У него никогда не было юмора, это он сам чувствует. Всегда он был занят только своей собственной личностью. "Мир - это для меня театр, в котором только я сам играю". Друзей у него никогда не было, юношеское не находит в нем отзвука. Он никогда не был серьезно влюблен в женщин. У него было много половых сношений, но внутренне при этом он оставался холодным: "Для меня невозможно уйти в себя". Все другое в жизни "техника", "обман". Крайне холодные театральные манеры. Сильная наклонность к эстетическому у него осталась, особенно к театру и музыке: хорошая музыка доставляет ему удовольствие.
[146]
Он разыгрывает из себя интересного, избалованного человека, стоящего над жизнью. Иногда он внезапно говорит: "Я - Иванушка-дурачок".
Раньше Эрнест Кат был другим: слабым, тихим, нежным ребенком. Его отец рассказал нам о нем следующее: он принадлежал к лучшим ученикам. В его характере наряду с крайней добросовестностью отмечалась несвойственная его возрасту серьезность, чрезмерная основательность и работоспособность. Его молчаливость, грусть и странность уже тогда вызывали опасения.
В общем он был добросердечным, послушным, любвеобильным мальчиком, особенно нежным к матери. Наступление периода полового созревания несколько запоздало, и он долго не обнаруживал ни малейшего чувства к девушкам. В последних классах гимназии началось резкое изменение его характера: он сделался угрюмым, нервозным и ипохондричным. Терпение и умственная продуктивность заметно ослабели. Место усиленных занятий заняли легкомысленное чтение, безграничное философствование и неудачные попытки писать стихи. Он перестал заботиться о чистоте тела, - нужно было его принуждать умываться и причесываться. Часами он бесцельно проводил время в мечтах. Плохо сданный им выпускной экзамен рассеял все возлагавшиеся на него надежды.

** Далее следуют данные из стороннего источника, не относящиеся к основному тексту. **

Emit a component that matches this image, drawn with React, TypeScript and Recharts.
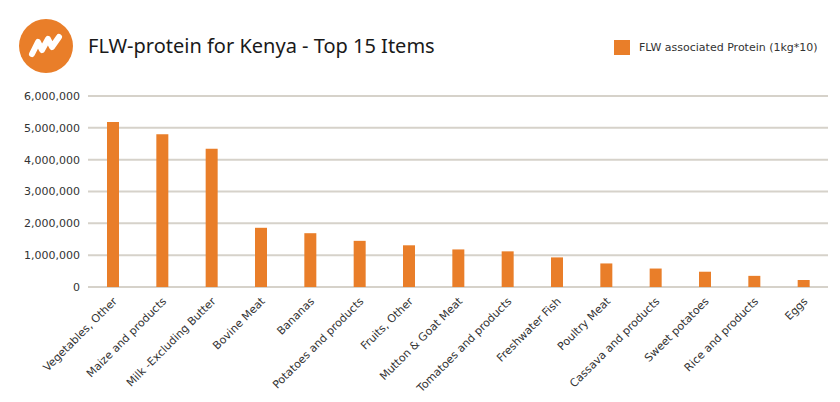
import { Bar, BarChart, CartesianGrid, XAxis, YAxis } from 'recharts';

const categories = [
  'Vegetables, Other',
  'Maize and products',
  'Milk -Excluding Butter',
  'Bovine Meat',
  'Bananas',
  'Potatoes and products',
  'Fruits, Other',
  'Mutton & Goat Meat',
  'Tomatoes and products',
  'Freshwater Fish',
  'Poultry Meat',
  'Cassava and products',
  'Sweet potatoes',
  'Rice and products',
  'Eggs',
];

const proteinValues = [
  5180000, 4800000, 4340000, 1860000, 1690000, 1450000, 1310000, 1180000,
  1120000, 930000, 740000, 580000, 480000, 350000, 220000,
];

const yTicks = [0, 1000000, 2000000, 3000000, 4000000, 5000000, 6000000];

const seriesName = 'FLW associated Protein (1kg*10)';
const title = 'FLW-protein for Kenya - Top 15 Items';

const ORANGE = '#E97E29';
const axisFont = '"DejaVu Sans", Verdana, sans-serif';

const data = categories.map((name, i) => ({ name, value: proteinValues[i] }));

const RotatedTick = (props: any) => {
  const { x, y, payload } = props;
  return (
    <g transform={`translate(${x + 5},${y + 7})`}>
      <text
        transform="rotate(-45)"
        textAnchor="end"
        fontSize={11}
        fontFamily={axisFont}
        fill="#333"
      >
        {payload.value}
      </text>
    </g>
  );
};

const Logo = () => (
  <svg width={54} height={54} viewBox="0 0 54 54" style={{ position: 'absolute', left: 19, top: 19 }}>
    <circle cx={27} cy={27} r={27} fill={ORANGE} />
    <path
      d="M13 35 L19 23 L23 31 L29 20 L33 28 L40 18"
      fill="none"
      stroke="#fff"
      strokeWidth={6}
      strokeLinecap="round"
      strokeLinejoin="round"
    />
  </svg>
);

export default function App() {
  return (
    <div style={{ position: 'relative', width: 840, height: 402, margin: -8, background: '#fff' }}>
      <Logo />
      <div
        style={{
          position: 'absolute',
          left: 88,
          top: 32,
          fontFamily: '"Noto Sans", sans-serif',
          fontSize: 20,
          color: '#1a1a1a',
          whiteSpace: 'nowrap',
        }}
      >
        {title}
      </div>
      <div
        style={{
          position: 'absolute',
          left: 614,
          top: 40,
          display: 'flex',
          alignItems: 'center',
          fontFamily: axisFont,
          fontSize: 11,
          color: '#333',
          whiteSpace: 'nowrap',
        }}
      >
        <span style={{ width: 16, height: 15, background: ORANGE, display: 'inline-block', marginRight: 9 }} />
        <span>{seriesName}</span>
      </div>
      <div style={{ position: 'absolute', left: 0, top: 0 }}>
        <BarChart
          width={840}
          height={402}
          data={data}
          margin={{ top: 96, right: 12, left: 0, bottom: 0 }}
          barCategoryGap={0}
        >
          <CartesianGrid vertical={false} stroke="#d6d2ca" strokeWidth={2} />
          <XAxis
            dataKey="name"
            interval={0}
            height={115}
            tick={<RotatedTick />}
            axisLine={false}
            tickLine={false}
          />
          <YAxis
            width={88}
            domain={[0, 6000000]}
            ticks={yTicks}
            axisLine={false}
            tickLine={false}
            tick={{ fontSize: 11, fontFamily: axisFont, fill: '#333' }}
            tickFormatter={(v: number) => v.toLocaleString('en-US')}
          />
          <Bar dataKey="value" name={seriesName} fill={ORANGE} barSize={12} isAnimationActive={false} />
        </BarChart>
      </div>
    </div>
  );
}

Одновременно с этим изменился также и его характер. Раньше добродушный, тихий мальчик сделался недовольным, сумрачным, упрямым. Он ненавидел своего отца. Еще долгое время он был сильно и нежно привязан к матери, а также и к своей сестре, пока та не вышла замуж и не умерла от туберкулеза. Под влиянием бредовых идей ревности к зятю он вбил себе в голову, что родители виноваты в ее смерти, и начал теперь преследовать с фанатической ненавистью и мать. Иногда выплывали у него черты старой нежности к матери. "Любовь к матери была последней его опорой".
Интересно заглянуть в семью отца. Сестра отца заболела в периоде созревания душевным расстройством с сильным беспокойством; с того времени она возбуждена, недружелюбна и терзает окружающих. Брат отца был прекрасным учеником, внезапно в университете утратил энергию к занятиям, не достиг никакого положения в жизни, стал враждебен к родителям и жил чудаком, не имея профессии. Родственник отца (сын его сестры) был ненормален и ничего не достиг.
Если мы такой случай, как этот, сравним с предшествующим, то невольно возникает вопрос, принадлежали ли все эти типы личности к однородному в биологическом отношении кругу или до некоторой степени родственному? Что имеет общего этот жестокий, холодный циник и опасный тиран с теми нежными, добродушными, идеалистичными людьми, о которых мы до сих пор говорили? Мы конечно отнюдь не хотим настаивать, что шизофреническая и шизоидная группы должны представлять собой нечто биологически однородное. Мы лишь ставим вопрос, имеем ли мы право как критические эмпирики провести линию разделения между отдельными психологическими типами именно в том месте, где это больше всего напрашивается.
Не без намерения я привел рядом оба эти случая. Они наводят нас на следующее размышление. Каким образом могло произойти, что нежный идеалист Франц Блау является сыном холодного деспота? И каким образом могло произойти, что холодный тиран Эрнст Кат в детстве был кротким, нежным ребенком?
Это - та своеобразная связь в наследственности и построении личности, которую мы встречаем постоянно у шизофреников. Мы должны признать эту связь именно потому, что она не столь неожиданна, потому что она установлена благодаря опыту, так как мы не могли бы придти к этому путем спекулятивных психо
[147]
логических дедукций. В равной степени мы не могли бы заранее предположить, что мания и меланхолия внутренне связаны между собой.
Состояние нашего пациента до периода полового созревания соответствует во всех существенных чертах шизоидному препсихотическому типу сентиментального примерного ребенка, лишенного аффекта. То, что с ним произошло в периоде полового созревания, не было тяжелым шизофреническим психозом, а следует рассматривать, особенно в связи с наследственностью, как биологический эквивалент шизофренического процесса. Личность, которая сложилась после, с точки зрения строгой теории надо считать постпсихотической.